October 22, 1998

After Pinochet, what about Castro? ask Cuban Americans

By Angus MacSwan

MIAMI, Oct 21 (Reuters) - Inspired by the arrest of former Chilean dictator Augusto Pinochet, right-wing Cuban Americans in Miami are demanding ``What about Castro?'' and say they want Cuba's communist ruler arrested too.

In a city whose Cuban population is obsessed by Fidel Castro and dreams of his downfall, news of Pinochet's arrest has been seized upon as a fine opportunity for yet another attack on the Cuban leader.

``Demands for Castro arrest, like Pinochet,'' trumpeted El Nuevo Herald Spanish-language newspaper in a front-page banner headline on Wednesday, accompanied by large photographs of the two men.

The main exile organisation, the Cuban American National Foundation (CANF), said it was looking at ways to bring a lawsuit against the Cuban president.

Cuban American politicians demanded the U.S. government act against him.

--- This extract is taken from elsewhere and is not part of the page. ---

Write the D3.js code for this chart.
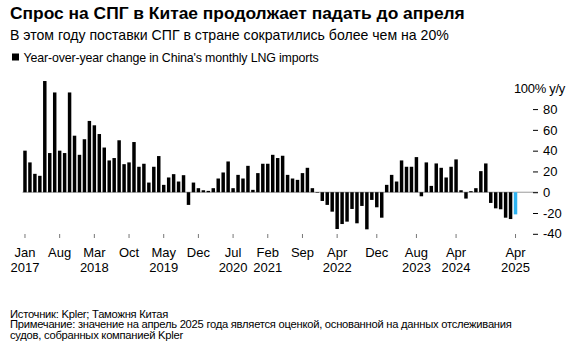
<!DOCTYPE html>
<html>
<head>
<meta charset="utf-8">
<script src="https://cdn.jsdelivr.net/npm/d3@7"></script>
<style>
  body { margin: 0; background: #fff; }
  svg { display: block; font-family: "Liberation Sans", Arial, sans-serif; }
</style>
</head>
<body>
<svg id="chart" width="568" height="350"></svg>
<script>
// ---- data ----
const startMonth = "2017-01";
const endMonth = "2025-04";
const values = [
  40, 28.7, 17.7, 15.8, 107, 37.7, 96, 40, 37.7, 96, 54.4, 36,
  51, 68.6, 64.4, 56, 43, 30.6, 32.9, 50, 27, 28.7, 48.3, 24.5,
  27.4, 9.3, 24.5, 34.8, 7.1, 14.2, 17.4, 10.3, 16.4, -12.2, 9.3, 3.9,
  1.9, 1.3, 3.9, 13.2, 19, 29.6, 3.9, 16.7, 13.2, 25.4, 2.3, 18.4,
  27.4, 27.4, 36, 32.9, 35.1, 16.7, 13.2, 11.9, 18.4, 23.5, 3.9, -0.5,
  -8.4, -12.2, -18.7, -35.4, -30.6, -28.3, -16.1, -29.9, -13.2, -35.7, -7.4, -14.5,
  -24.5, 7.1, 16.7, 10.3, 30.6, 24.5, 24.5, 33.8, -3.9, 28.7, 6.1, 27.7,
  23.5, 14.2, 24.5, 31.6, 1.9, -6.1, 1, 3.9, 20.3, 27.7, -10.3, -15.5,
  -16.4, -24.5, -25.8, -21.3
];
const estimateMonth = "2025-04";
const tickMonths = ["2017-01","2017-08","2018-03","2018-10","2019-05","2019-12","2020-07","2021-02","2021-09","2022-04","2022-12","2023-08","2024-04","2025-04"];
const tickMonthLabels = ["Jan","Aug","Mar","Oct","May","Dec","Jul","Feb","Sep","Apr","Dec","Aug","Apr","Apr"];
const tickYearLabels = ["2017","","2018","","2019","","2020","2021","","2022","","2023","2024","2025"];
const yTicks = [-40, -20, 0, 20, 40, 60, 80, 100];

const title = "Спрос на СПГ в Китае продолжает падать до апреля";
const subtitle = "В этом году поставки СПГ в стране сократились более чем на 20%";
const legendLabel = "Year-over-year change in China's monthly LNG imports";
const footLines = [
  "Источник: Kpler; Таможня Китая",
  "Примечание: значение на апрель 2025 года является оценкой, основанной на данных отслеживания",
  "судов, собранных компанией Kpler"
];

// ---- build ----
const fmt = d3.timeFormat("%Y-%m");
const parse = d3.timeParse("%Y-%m");
const months = d3.timeMonth.range(parse(startMonth), d3.timeMonth.offset(parse(endMonth), 1)).map(fmt);
const data = months.map((m, i) => ({ m, v: values[i] }));

const svg = d3.select("#chart");

const x = d3.scaleBand().domain(months).range([22.5, 518]).paddingInner(0.3).paddingOuter(0.15);
const y = d3.scaleLinear().domain([-40, 100]).range([233.8, 88.3]);

// title block
svg.append("text").attr("x", 10).attr("y", 19).attr("font-size", 17.4).attr("font-weight", "bold")
  .attr("fill", "#000").text(title);
svg.append("text").attr("x", 10).attr("y", 39.5).attr("font-size", 14.1)
  .attr("fill", "#000").text(subtitle);
svg.append("rect").attr("x", 12).attr("y", 53.5).attr("width", 7).attr("height", 7).attr("fill", "#000");
svg.append("text").attr("x", 23.5).attr("y", 61.5).attr("font-size", 12.4).attr("letter-spacing", -0.15)
  .attr("fill", "#000").text(legendLabel);

// zero line
svg.append("line").attr("x1", 22.5).attr("x2", 538).attr("y1", y(0)).attr("y2", y(0))
  .attr("stroke", "#9a9a9a").attr("stroke-width", 1);

// bars
svg.append("g").selectAll("rect").data(data).join("rect")
  .attr("x", d => x(d.m))
  .attr("width", x.bandwidth())
  .attr("y", d => y(Math.max(0, d.v)))
  .attr("height", d => Math.abs(y(d.v) - y(0)))
  .attr("fill", d => d.m === estimateMonth ? "#2fb4f2" : "#000");

// y axis (right)
const yAxis = d3.axisRight(y).tickValues(yTicks.filter(t => t < 100)).tickSize(5).tickPadding(5)
  .tickFormat(d => d);
const gy = svg.append("g").attr("transform", "translate(533,0)").call(yAxis);
gy.select(".domain").remove();
gy.selectAll(".tick line").attr("stroke", "#000");
gy.selectAll(".tick text").attr("font-size", 13).attr("fill", "#000")
  .attr("font-family", "Liberation Sans, Arial, sans-serif");
svg.append("text").attr("x", 565).attr("y", y(100) + 4.5).attr("text-anchor", "end")
  .attr("font-size", 13).attr("letter-spacing", -0.3).attr("fill", "#000").text("100% y/y");

// x axis
const xAxis = d3.axisBottom(x).tickValues(tickMonths).tickSize(4).tickPadding(0).tickFormat("");
const gx = svg.append("g").attr("transform", "translate(0,234)").call(xAxis);
gx.select(".domain").remove();
gx.selectAll(".tick line").attr("stroke", "#777");
gx.selectAll(".tick").each(function(d, i) {
  const t = d3.select(this);
  t.append("text").attr("y", 23).attr("text-anchor", "middle").attr("font-size", 13)
    .attr("fill", "#000").text(tickMonthLabels[i]);
  t.append("text").attr("y", 38).attr("text-anchor", "middle").attr("font-size", 13)
    .attr("fill", "#000").text(tickYearLabels[i]);
});

// footer
footLines.forEach((s, i) => {
  svg.append("text").attr("x", 10).attr("y", 317.5 + i * 10.6).attr("font-size", 11.2)
    .attr("letter-spacing", -0.25).attr("fill", "#000").text(s);
});
</script>
</body>
</html>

And newspaper columnists compared the alleged crimes of the two strongmen from opposite ends of the ideological spectrum.

Pinochet, who seized power in a bloody military coup in 1973 and ruled for 17 years, was arrested in London last week pending an extradition request from a Spanish judge on charges relating to the Chilean military's campaign of repression.

Castro was in Portugal at the time of the arrest, attending an Ibero-American Summit. The 72-year-old revolutionary, who has ruled Cuba since his guerrilla army's victory in 1959, declared himself ``very interested'' in the news.

``The ghosts of (Pinochet's) vicious past had returned to haunt him...but the ghosts of Castro's violence could not be heard. They were upstaged by the continuous fanfare that surrounds him,'' complained Miami Herald columnist Liz Balmaseda.

Florida Republicans Lincoln Diaz-Balart and Ileana Ros-Lehtinen, both Cuban Americans, headed a group of eight congressmen asking the U.S. government to indict Castro immediately.

Diaz-Balart said in a statement that in light of Pinochet's arrest, ``an indictment of Fidel Castro is clearly in order given his responsibility for tens of thousands of deaths in Cuba, Central America and elsewhere, his training, financing and support of terrorism, and his participation in narcotrafficking (drug-trafficking).''

The statement noted that three of four people killed when Cuban jets shot down two planes of the Brothers to the Rescue exile group over the Florida Straits in February 1996 were Americans.

While Cuban Americans critics often accuse Castro of a range of crimes, even strong critics such as the U.S.

government have not accused him of mass killings. But in the months after his revolution several hundred supporters of former dictator Fulgencio Batista were shot by firing squad.

Ros-Lehtinen, in a separate statement, accused the administration of U.S. President Bill Clinton of ``kowtowing to Castro and his foreign supporters.'' She demanded the U.S.

government call for the setting up of an international tribunal to try Castro.

Ninoska Perez, spokeswoman for the Cuban American National Foundation, said the influential organisation was assembling a a legal team to make a case against Castro in U.S. courts.

``Castro is responsible for the same crimes as Pinochet -- genocide, missing persons, killings,'' Perez told Reuters.

``Certainly what they have done to Pinochet, they should to Castro. He has been in power for 40 years and has not been held accountable for his crimes.''

Many Cuban Americans, their political beliefs forged amid the tensions of the Cold War, are sympathetic to Pinochet, 82.

Salvador Allende, the elected Chilean president who died in Pinochet's coup, was a friend of Castro and was taking his country down a Socialist path that his opponents feared would make it another Cuba.

El Nuevo Herald and the Miami Herald both reprinted in Wednesday editions a Wall Street Journal editorial which hailed Pinochet as Chile's saviour, poured scorn on Allende and blamed Castro for spurring on brutal military dictatorships in Latin America through his efforts to spread the revolution.